In the movie, Frankie (played by Charlie Hunnam) has exiled himself to a trailer in the desert of Death Valley, and it's not hard to see why he's cut off ties from his family. Frankie's older brother Bruce (Chris O'Dowd) spent much of their childhood making Frankie the unwilling "star" of home videos in which he humiliated his sibling, peaking years later with Bruce taping Frankie's breakdown as his fiancée dumped him at the altar in favor of his best man -- and then posting the clip on the Internet, where it racked up more than three million views. Bruce has been in frequent legal trouble owing to his addiction to alcohol and drugs, and when Frankie's parents (Nora Dunn and Sam Anderson) invite him to a party celebrating Bruce's latest release from rehab, Frankie is wary (in part because his parents have enabled Bruce at every turn) but he attends against his better judgment.

On his way home from Bruce's "graduation," Frankie literally collides with Lassie (Lizzy Caplan), a woman wearing candy lingerie en route to a rendezvous with her boyfriend, and when she drunkenly passes out in the street, Frankie lets her stay in the shed/guest room behind his folks' house. Frankie and Lassie have sex, though not without a lot of initial embarrassment and difficulty, and in the morning Frankie decides he'd like to see Lassie again. That's before he discovers Bruce has been up to his old tricks; Bruce videotaped Frankie's initially unsuccessful attempts to make love to Lassie and has handed a copy over to his girlfriend Claudia (Whitney Cummings), who works for an outfit that markets sex tapes on line. Frankie is angry that his brother violated his privacy, while Bruce is offended that his brother won't support him in his career as a "filmmaker." Bruce changes his mind about taking the video off the web, however, when he learns Lassie's father is Jack (Chris Noth), a once-successful action star who befriended Bruce in rehab. Bruce thinks Jack could be his ticket to a career in Hollywood, except for the fact Jack is a borderline lunatic who is fiercely protective of his daughter and has few qualms about using his gun.
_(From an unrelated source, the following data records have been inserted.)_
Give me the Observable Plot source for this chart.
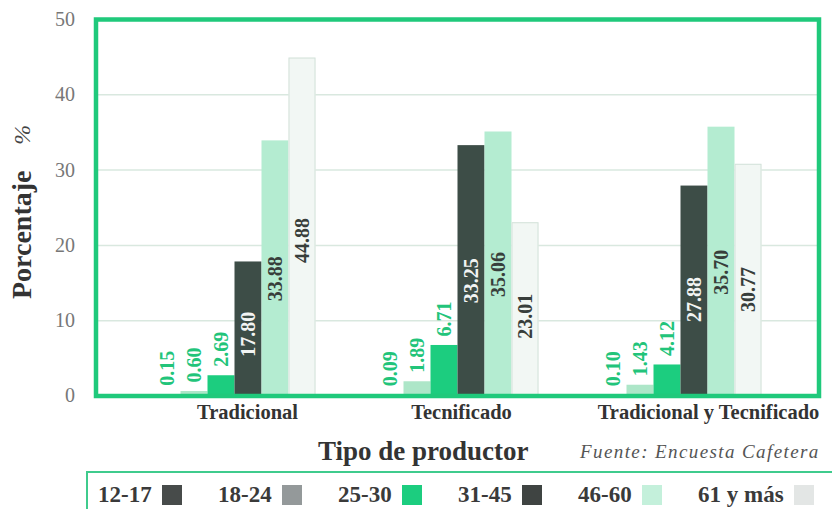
<!DOCTYPE html>
<html><head><meta charset="utf-8">
<script src="https://cdn.jsdelivr.net/npm/d3@7"></script>
<script src="https://cdn.jsdelivr.net/npm/@observablehq/plot@0.6"></script>
<style>
body{margin:0;background:#fff;}
#wrap{position:relative;width:832px;height:509px;overflow:hidden;font-family:"Liberation Serif","Times New Roman",serif;background:#fff;}
.layer{position:absolute;left:0;top:0;}
#xtitle{position:absolute;top:436px;left:318px;font-weight:bold;font-size:27px;color:#333;white-space:nowrap;}
#source{position:absolute;top:441px;left:580px;font-style:italic;font-size:19px;letter-spacing:1.4px;color:#555;white-space:nowrap;}
#legend{position:absolute;left:86px;top:471px;width:800px;height:80px;border:2px solid #3fcb8d;box-sizing:border-box;}
.item{position:absolute;top:9px;height:26px;display:flex;align-items:center;font-weight:bold;font-size:23px;color:#3a3a3a;white-space:nowrap;}
.sw{display:inline-block;width:20px;height:20px;margin-left:10px;}
</style></head>
<body><div id="wrap"><div id="backLayer" class="layer"></div><div id="barLayer" class="layer"></div><div id="frameLayer" class="layer"></div>
<div id="xtitle">Tipo de productor</div>
<div id="source">Fuente: Encuesta Cafetera</div>
<div id="legend"></div></div>
<script>
const groups = ["Tradicional", "Tecnificado", "Tradicional y Tecnificado"];
const ages = ["12-17", "18-24", "25-30", "31-45", "46-60", "61 y más"];
const tradicional = [0.15, 0.60, 2.69, 17.80, 33.88, 44.88];
const tecnificado = [0.09, 1.89, 6.71, 33.25, 35.06, 23.01];
const ambos = [0.10, 1.43, 4.12, 27.88, 35.70, 30.77];
const yTicks = [0, 10, 20, 30, 40, 50];

const barColors = ["#454d4a", "#ade6c8", "#1ccd7f", "#3d4d47", "#b4ecd1", "#f2f7f4"];
const legendColors = ["#474b4a", "#94999a", "#1ccd7f", "#3f4442", "#c4f0db", "#e3e6e5"];
const green = "#1fc97b";

const series = [tradicional, tecnificado, ambos];
const data = groups.flatMap((g, gi) => ages.map((a, ai) => ({group: g, age: a, value: series[gi][ai]})));
const fmt = d => d.value.toFixed(2);
const groupDx = [13, 4, 28];

const common = {
  width: 832, height: 430,
  marginLeft: 95.5, marginRight: 13.5, marginTop: 19, marginBottom: 34.5,
  style: {fontFamily: "'Liberation Serif','Times New Roman',serif", background: "transparent", overflow: "visible"},
  y: {domain: [0, 50], label: null}
};

// background layer: grid, y axis, y label
const backPlot = Plot.plot({
  ...common,
  marks: [
    Plot.gridY(yTicks.slice(1, 5), {stroke: "#d9e8df", strokeOpacity: 1, strokeWidth: 1.5}),
    Plot.axisY(yTicks, {tickSize: 0, tickPadding: 21, fontSize: 20, color: "#777", label: null}),
    Plot.text(["Porcentaje"], {frameAnchor: "left", dx: -73.5, dy: 27, rotate: -90, textAnchor: "middle", text: d => d, fontWeight: "bold", fontSize: 28, fill: "#333"}),
    Plot.text(["%"], {frameAnchor: "left", dx: -73.5, dy: -73, rotate: -90, textAnchor: "middle", text: d => d, fontStyle: "italic", fontSize: 24, fill: "#444"})
  ]
});
document.getElementById("backLayer").appendChild(backPlot);

// middle layer: faceted bars and labels
const barPlot = Plot.plot({
  ...common,
  fx: {domain: groups, paddingInner: 0.263, paddingOuter: 0.25, axis: null, label: null},
  x: {domain: ages, padding: 0, axis: null},
  y: {domain: [0, 50], axis: null},
  color: {domain: ages, range: barColors},
  marks: [
    Plot.barY(data, {fx: "group", x: "age", y: "value", fill: "age"}),
    Plot.barY(data.filter(d => d.age === ages[5]), {fx: "group", x: "age", y: "value", fill: "none", stroke: "#d3e2da", strokeWidth: 1, inset: 0.5}),
    Plot.text(data.filter(d => d.value < 10), {fx: "group", x: "age", y: "value", text: fmt, rotate: -90, textAnchor: "start", dy: -9, fill: "#22c47a", fontWeight: "bold", fontSize: 20}),
    Plot.text(data.filter(d => d.value >= 10), {fx: "group", x: "age", y: d => d.value * 0.46, text: fmt, rotate: -90, fill: d => d.age === ages[3] ? "#f2f4f3" : "#383e3b", fontWeight: "bold", fontSize: 20}),
    ...groups.map((g, i) => Plot.text([g], {fx: d => d, frameAnchor: "bottom", dy: 23, dx: groupDx[i], text: d => d, fontWeight: "bold", fontSize: 20.5, fill: "#333"}))
  ]
});
document.getElementById("barLayer").appendChild(barPlot);

// top layer: green frame over the plot area
const framePlot = Plot.plot({
  ...common,
  y: {domain: [0, 50], axis: null},
  marks: [Plot.frame({stroke: green, strokeWidth: 4.5})]
});
document.getElementById("frameLayer").appendChild(framePlot);

const legend = document.getElementById("legend");
ages.forEach((a, i) => {
  const it = document.createElement("div");
  it.className = "item";
  it.style.left = (10 + i * 120) + "px";
  it.innerHTML = `<span>${a}</span><span class="sw" style="background:${legendColors[i]}"></span>`;
  legend.appendChild(it);
});
</script></body></html>
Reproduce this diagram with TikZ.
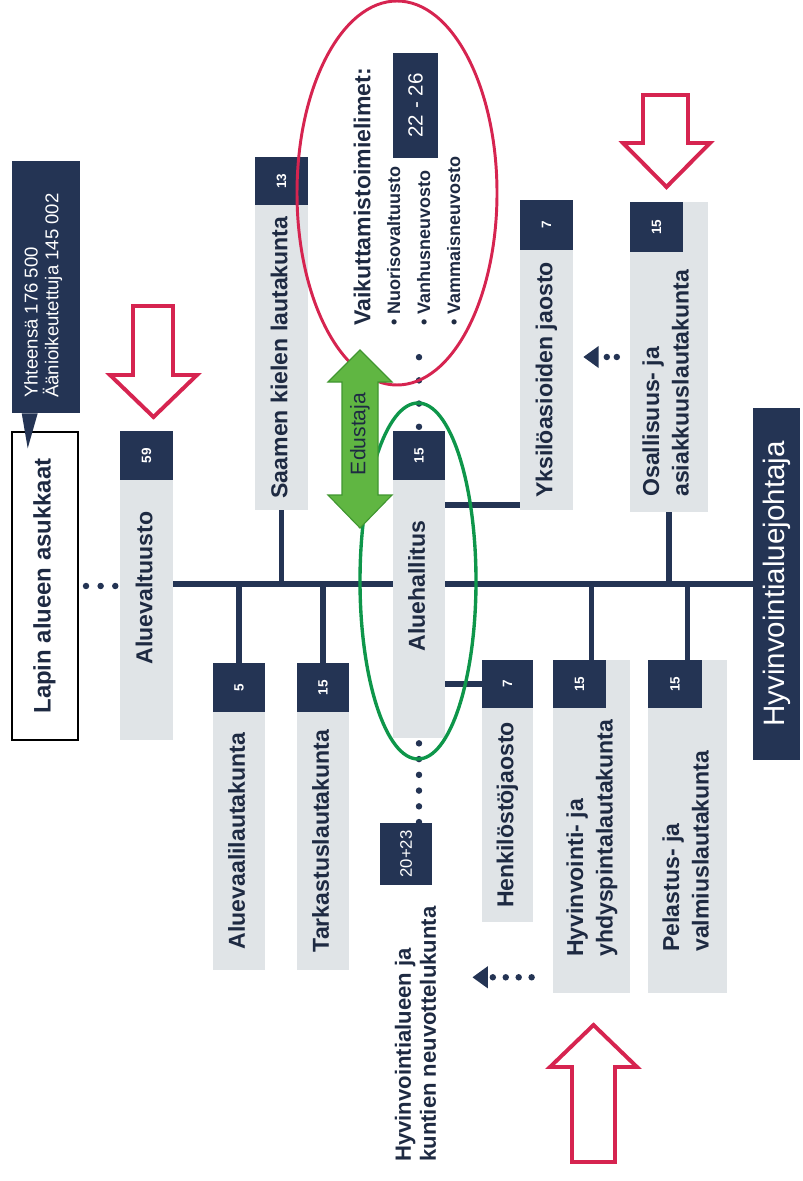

3, 2, 1…Frankie Go Boom has been built around the notion that Frankie is somewhat normal, and everyone else around him is to some degree insane, and the film's parade of willful eccentricity starts to wear out its welcome within a half-hour or so. (The trope that Frankie's folks don't see any problems with Bruce's history of car theft and torturing his brother goes stale even faster.) Jordan Roberts hasn't created a set of colorful characters, but instead thrown together a parade of cardboard cut-outs who are weird for their own sake, and while he's assembled an able comic cast who try hard with what they're given, there's only so much they can do with Roberts' graceless script and hobbled pacing. As the sole reasonable character, Charlie Hunnam struggles but can barely bring Frankie to life (stunned and appalled represents 90 percent of his emotional range), and though Chris O'Dowd is considerably livelier as Bruce, his arrogant cluelessness is a one-note shtick that only goes so far. Chris Noth is truly fearless in his over-the-top turn as egocentric Jack, though his willingness to go all out sadly points out the character's lack of depth, and Ron Perlman seems to be having a splendid time playing against type as Phyllis, an underworld mechanic who has only recently completed his sex-change operation, but Roberts should have reigned him in a bit better, as he often plays too strong even by this film's standards. 3, 2, 1…Frankie Go Boom is a movie that's full of broad comic ideas, but shows no real knack for actually making them funny, and it's a true misfire no matter how much effort the cast put into bailing out this sinking ship.